Source code of charts:
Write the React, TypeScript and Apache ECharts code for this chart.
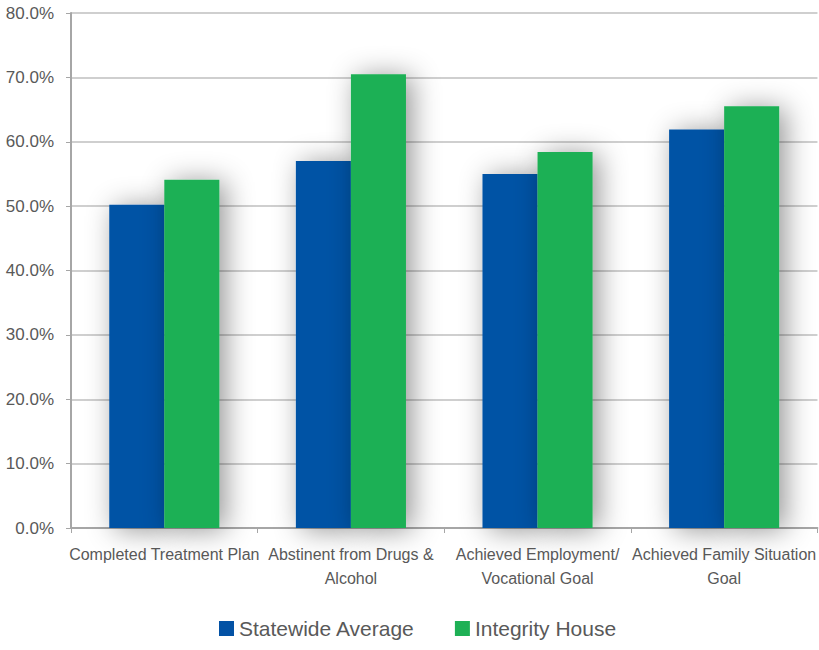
import React, { useEffect, useRef } from "react";
import * as echarts from "echarts";

const categories = [
  "Completed Treatment Plan",
  "Abstinent from Drugs &\nAlcohol",
  "Achieved Employment/\nVocational Goal",
  "Achieved Family Situation\nGoal",
];
const statewide = [50.2, 57.0, 55.0, 61.9];
const integrity = [54.1, 70.5, 58.4, 65.5];
const seriesNames = ["Statewide Average", "Integrity House"];

const FONT = "'Liberation Sans Narrow', 'Arial Narrow', 'Liberation Sans', sans-serif";

export default function App() {
  const ref = useRef<HTMLDivElement>(null);
  useEffect(() => {
    if (!ref.current) return;
    const chart = echarts.init(ref.current, undefined, { renderer: "svg" });
    const shadow = {
      shadowBlur: 28,
      shadowColor: "rgba(0,0,0,0.42)",
      shadowOffsetX: 6,
      shadowOffsetY: 2,
    };
    chart.setOption({
      animation: false,
      backgroundColor: "#ffffff",
      textStyle: { fontFamily: FONT },
      grid: { left: 71, right: 0, top: 13, bottom: 122, containLabel: false },
      legend: {
        bottom: 6,
        left: 214,
        itemWidth: 15,
        itemHeight: 15,
        itemGap: 40,
        icon: "rect",
        textStyle: { fontFamily: FONT, fontSize: 21, color: "#595959" },
        data: seriesNames,
      },
      xAxis: {
        type: "category",
        data: categories,
        axisLine: { lineStyle: { color: "#a6a6a6", width: 2 } },
        axisTick: { show: true, length: 5, lineStyle: { color: "#a6a6a6", width: 1 } },
        axisLabel: {
          fontFamily: FONT,
          fontSize: 16,
          color: "#595959",
          margin: 14,
          lineHeight: 24,
          interval: 0,
        },
      },
      yAxis: {
        type: "value",
        min: 0,
        max: 80,
        interval: 10,
        axisLine: { show: true, lineStyle: { color: "#a6a6a6", width: 2 } },
        axisTick: { show: true, length: 5, lineStyle: { color: "#a6a6a6", width: 1 } },
        splitLine: { lineStyle: { color: "#bfbfbf", width: 1.5 } },
        axisLabel: {
          fontFamily: FONT,
          fontSize: 17,
          color: "#595959",
          margin: 17,
          formatter: (v: number) => v.toFixed(1) + "%",
        },
      },
      series: [
        {
          name: seriesNames[0],
          type: "bar",
          data: statewide,
          barGap: "0%",
          barCategoryGap: "41%",
          itemStyle: { color: "#0352a5", ...shadow },
        },
        {
          name: seriesNames[1],
          type: "bar",
          data: integrity,
          barGap: "0%",
          barCategoryGap: "41%",
          itemStyle: { color: "#1eb055", ...shadow },
        },
      ],
    });
    return () => chart.dispose();
  }, []);
  return (
    <div
      ref={ref}
      style={{ position: "fixed", left: 0, top: 0, width: 819, height: 650 }}
    />
  );
}
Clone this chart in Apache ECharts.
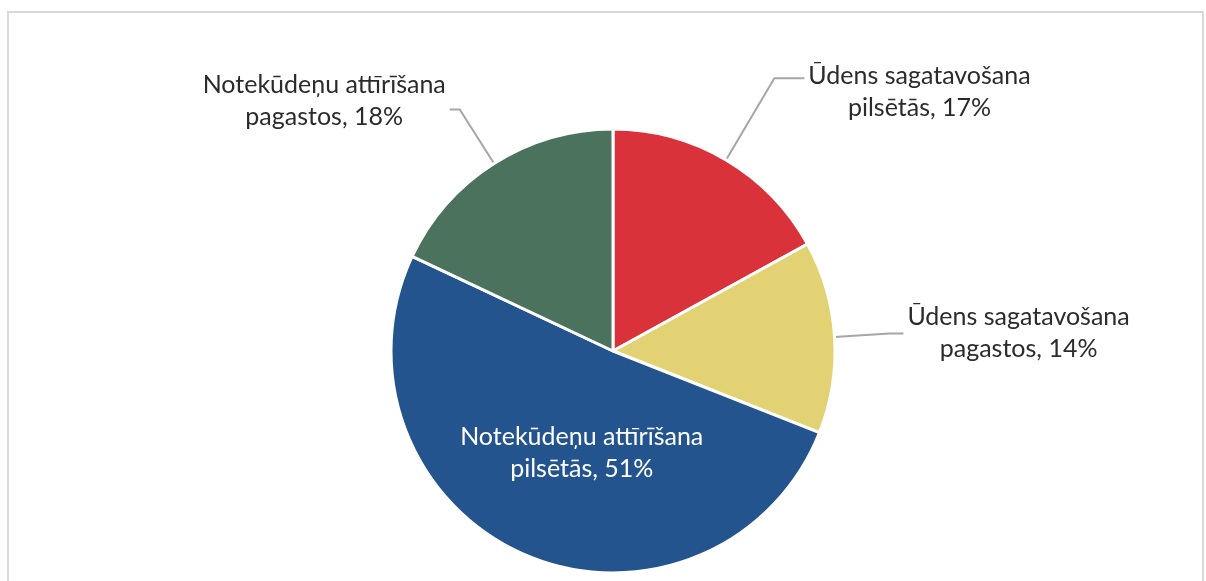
<!DOCTYPE html>
<html>
<head>
<meta charset="utf-8">
<script src="https://cdn.jsdelivr.net/npm/echarts@6/dist/echarts.min.js"></script>
<style>
  html, body { margin: 0; padding: 0; background: #ffffff; }
  #frame { position: absolute; left: 7px; top: 11px; width: 1197px; height: 580px;
           border: 2px solid #d9d9d9; border-bottom: none; box-sizing: border-box; }
  #chart { position: absolute; left: 0; top: 0; width: 1206px; height: 581px; }
</style>
</head>
<body>
<div id="frame"></div>
<div id="chart"></div>
<script>
// Slice names and shares (%), clockwise from 12 o'clock
const categories = [
  'Ūdens sagatavošana pilsētās',
  'Ūdens sagatavošana pagastos',
  'Notekūdeņu attīrīšana pilsētās',
  'Notekūdeņu attīrīšana pagastos'
];
const shares = [17, 14, 51, 18];
const colors = ['#d9323a', '#e3d274', '#24548e', '#4a725c'];
// connector line lengths for the outside labels (radial part, horizontal part)
const lineLengths = [[95, 30], [55, 14], [0, 0], [64, 10]];
// label box padding [top, right, bottom, left] used to nudge each label block
const labelPads = [[28, 0, 0, 0], [0, 0, 2, 0], [0, 0, 6, 28], [0, 0, 18, 0]];

// Two-line label: everything up to the last word, then "last word, N%"
function labelText(name, value) {
  const cut = name.lastIndexOf(' ');
  return '{c|' + name.slice(0, cut) + '}\n{c|' + name.slice(cut + 1) + ', ' + value + '%}';
}

const FONT = 'Lato, "Open Sans", sans-serif';
const textStyle = color => ({ color: color, align: 'center', fontSize: 25, lineHeight: 32, fontFamily: FONT });

const data = categories.map((name, i) => {
  const inside = i === 2;
  return {
    name: name,
    value: shares[i],
    itemStyle: { color: colors[i] },
    label: {
      position: inside ? 'inside' : 'outside',
      padding: labelPads[i],
      rich: { c: textStyle(inside ? '#ffffff' : '#2b2b2b') }
    },
    labelLine: inside
      ? { show: false }
      : { show: true, length: lineLengths[i][0], length2: lineLengths[i][1] }
  };
});

const chart = echarts.init(document.getElementById('chart'), null, { renderer: 'canvas' });
chart.setOption({
  animation: false,
  series: [{
    type: 'pie',
    center: [613, 351],
    radius: 222,
    startAngle: 90,
    clockwise: true,
    avoidLabelOverlap: false,
    itemStyle: { borderColor: '#ffffff', borderWidth: 3 },
    label: {
      formatter: p => labelText(p.name, p.value),
      distanceToLabelLine: 4
    },
    labelLine: { lineStyle: { color: '#a6a6a6', width: 2 }, smooth: false },
    data: data
  }]
});
</script>
</body>
</html>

= Stated exercise =
Leave the pictures out, and restate exactly the lines from the start of the records through the one that contains "Sans Narrow', 'Arial".

= Worked answer =
Write the React, TypeScript and Apache ECharts code for this chart.
import React, { useEffect, useRef } from "react";
import * as echarts from "echarts";

const categories = [
  "Completed Treatment Plan",
  "Abstinent from Drugs &\nAlcohol",
  "Achieved Employment/\nVocational Goal",
  "Achieved Family Situation\nGoal",
];
const statewide = [50.2, 57.0, 55.0, 61.9];
const integrity = [54.1, 70.5, 58.4, 65.5];
const seriesNames = ["Statewide Average", "Integrity House"];

const FONT = "'Liberation Sans Narrow', 'Arial Narrow', 'Liberation Sans', sans-serif";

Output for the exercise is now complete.